Canon 2 was never meant to stifle judges — it recognizes that a judge need not sit silent in order to show his or her respect for the law and promote public confidence in the judiciary. Canon 2(A) encourages judges to speak about the law and the legal system and consult with other governmental bodies about the administration of justice. Sometimes a judge's commentary must necessarily be tough.
On the other hand, Canon 2 recognizes that judges are not ordinary citizens, and that the words they say reflect on the entire institution, an institution that owes its life to public confidence. An erosion of that confidence affects everyone. Thus, while every citizen has the right to stand up and speak out, even irresponsibly, a judge is limited to speaking out responsibly. That limitation should hardly be thought of as a muzzle.
Judge Ferreri's choice of words and the context in which he spoke them went beyond tough commentary. Judge Ferreri is not being sanctioned for the fact that he spoke out, but instead because of the manner in which he did it.
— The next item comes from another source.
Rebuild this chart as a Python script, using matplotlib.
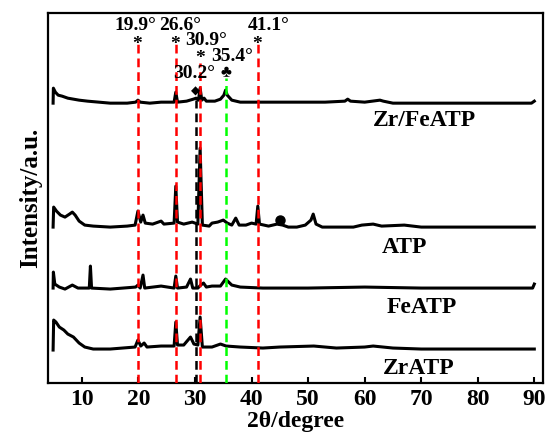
import matplotlib
matplotlib.use("Agg")
import matplotlib.pyplot as plt

plt.rcParams['font.family'] = ['Liberation Serif', 'DejaVu Sans']
plt.rcParams['font.weight'] = 'bold'
plt.rcParams['mathtext.fontset'] = 'custom'
plt.rcParams['mathtext.bf'] = 'Liberation Serif:bold'
plt.rcParams['mathtext.rm'] = 'Liberation Serif:bold'

# XRD traces, values (already stacked)
zrfe_x = [4.9, 4.95, 5.3, 5.8, 6.5, 7.5, 8.5, 9.5, 11, 13, 15, 18, 19.5, 19.9, 20.3, 22, 24,
          26.3, 26.6, 26.9, 28.5, 29.7, 30.2, 30.6, 30.9, 31.2, 31.6, 32, 33.5, 34.5, 35.1, 35.4,
          35.7, 36.5, 38, 40, 44, 50, 53, 56.5, 57, 57.5, 60, 62.7, 63.3, 65, 70, 80, 89.5, 90]
zrfe_y = [280, 295, 291, 288, 287, 285, 284, 283, 282, 281, 280, 280, 281, 283, 281, 280, 281,
          281, 291, 281, 282, 284, 285, 283, 295, 283, 285, 282, 282, 284, 288, 293,
          288, 283, 281, 281, 281, 281, 281, 282, 284, 282, 281, 283, 282, 280, 280, 280, 280, 282]

atp_x = [4.9, 5.0, 5.5, 6.2, 7.0, 7.8, 8.3, 8.8, 9.5, 10.5, 12, 15, 18, 19.4, 19.9, 20.4, 20.8,
         21.2, 22.5, 24, 24.5, 26.3, 26.6, 26.9, 28, 29.5, 30.5, 30.9, 31.3, 32.5, 33, 34, 35,
         35.7, 36.5, 37.2, 37.8, 39, 40, 40.8, 41.1, 41.4, 43, 44.5, 45.5, 46.5, 48, 49.5, 50.5,
         50.9, 51.4, 52.5, 55, 58, 59.5, 61.5, 63, 67, 70, 75, 80, 85, 90]
atp_y = [156, 176, 172, 168, 166, 169, 171, 168, 162, 158, 157, 156, 157, 158, 172, 161, 168,
         160, 159, 162, 159, 160, 197, 161, 159, 161, 159, 235, 158, 157, 160, 161, 163,
         160, 158, 165, 158, 158, 160, 159, 177, 159, 157, 159, 158, 156, 156, 158, 163,
         169, 159, 156, 156, 156, 158, 159, 157, 158, 156, 156, 156, 156, 156]

fe_x = [4.9, 4.95, 5.2, 6, 7, 8.3, 9.3, 11.3, 11.5, 11.7, 15, 19.5, 19.9, 20.3, 20.8, 21.1, 24,
        26.3, 26.6, 26.9, 28.5, 29.2, 29.6, 30.5, 31, 31.5, 32, 33, 34.5, 35.4, 36.5, 38, 42,
        50, 60, 70, 80, 89.7, 90]
fe_y = [95, 111, 99, 96, 94, 98, 95, 95, 117, 95, 94, 96, 98, 95, 108, 95, 97,
        95, 107, 95, 96, 104, 95, 95, 98, 100, 96, 97, 97, 104, 98, 96, 95,
        95, 96, 95, 95, 95, 99]

zr_x = [4.9, 5.0, 5.4, 6, 6.8, 7.5, 8.5, 9.5, 10.5, 12, 15, 19.4, 19.9, 20.4, 21, 21.5, 24,
        26.3, 26.6, 26.9, 28, 29.2, 29.8, 30.5, 30.9, 31.3, 33, 34.5, 35.5, 38, 42, 45, 51, 55,
        60, 61.5, 65, 70, 80, 90]
zr_y = [33, 63, 61, 56, 53, 49, 46, 40, 36, 34, 34, 36, 43, 37, 40, 36, 37,
        37, 61, 38, 38, 46, 39, 38, 66, 36, 36, 39, 37, 36, 35, 36, 37, 35,
        36, 37, 35, 34, 34, 34]

# reference lines: position, top, colour
ref_pos = [19.9, 26.6, 30.9, 41.1, 30.2, 35.4]
ref_top = [339, 339, 320, 339, 283, 305]
ref_col = ['red', 'red', 'red', 'red', 'black', 'lime']

fig = plt.figure(figsize=(5.55, 4.4), dpi=100)
ax = fig.add_axes([0.0865, 0.1295, 0.8915, 0.8405])

for xs, ys in [(zrfe_x, zrfe_y), (atp_x, atp_y), (fe_x, fe_y), (zr_x, zr_y)]:
    ax.plot(xs, ys, color='black', lw=2.2, solid_joinstyle='round', zorder=2)
ax.plot([45], [163], 'o', color='black', ms=6.5, zorder=2)

for p, t, c in zip(ref_pos, ref_top, ref_col):
    ax.plot([p, p], [0, t], color=c, lw=1.8, ls=(0, (3.5, 2)), zorder=3)

# peak labels
fs = 14
ax.text(19.5, 358, '19.9°', ha='center', va='center', fontsize=fs)
ax.text(27.3, 358, '26.6°', ha='center', va='center', fontsize=fs)
ax.text(43.0, 358, '41.1°', ha='center', va='center', fontsize=fs)
ax.text(31.9, 343, '30.9°', ha='center', va='center', fontsize=fs)
ax.text(36.5, 327, '35.4°', ha='center', va='center', fontsize=fs)
ax.text(29.8, 310, '30.2°', ha='center', va='center', fontsize=fs)
for p, y in [(19.9, 341), (26.6, 341), (41.1, 341), (30.9, 327)]:
    ax.text(p, y, r'$\mathbf{*}$', ha='center', va='center', fontsize=fs)
ax.text(35.4, 310, '♣', ha='center', va='center', fontsize=12)
ax.text(30.0, 292, '◆', ha='center', va='center', fontsize=8.5, family=['DejaVu Sans'])

# series names
ax.text(70.6, 263, 'Zr/FeATP', ha='center', va='center', fontsize=17)
ax.text(67.1, 136, 'ATP', ha='center', va='center', fontsize=17)
ax.text(70.1, 76, 'FeATP', ha='center', va='center', fontsize=17)
ax.text(69.5, 15, 'ZrATP', ha='center', va='center', fontsize=17)

ax.set_xlim(4, 91.5)
ax.set_ylim(0, 370)
ax.set_xticks(range(10, 100, 10))
ax.set_yticks([])
ax.tick_params(axis='x', direction='in', length=4, width=1.5, labelsize=17, pad=4)
for s in ax.spines.values():
    s.set_linewidth(1.6)
ax.set_xlabel('2θ/degree', fontsize=17, fontweight='bold', labelpad=1)
ax.set_ylabel('Intensity/a.u.', fontsize=18, fontweight='bold', labelpad=4)

fig.savefig('out.png', dpi=100)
He employed false and purposely incendiary comments. Off the record or not, some of his comments were made on camera.
There is a difference in degree to what this judge said, a difference that makes a sanction appropriate in this case. The majority opinion recognizes the necessary vibrancy of the judiciary, but also recognizes that judges must act responsibly. Respondent in this case did not, and I agree with the majority in that. Respondent's genuine concern and passion for the juvenile court system is laudable; his judicial temperament in this case was unacceptable.
I dissent only from the sanction the majority imposes. I would have followed the recommendation of the panel: an eighteen-month suspension with the entire suspension stayed in favor of probation under the monitoring of a judge, with conditions.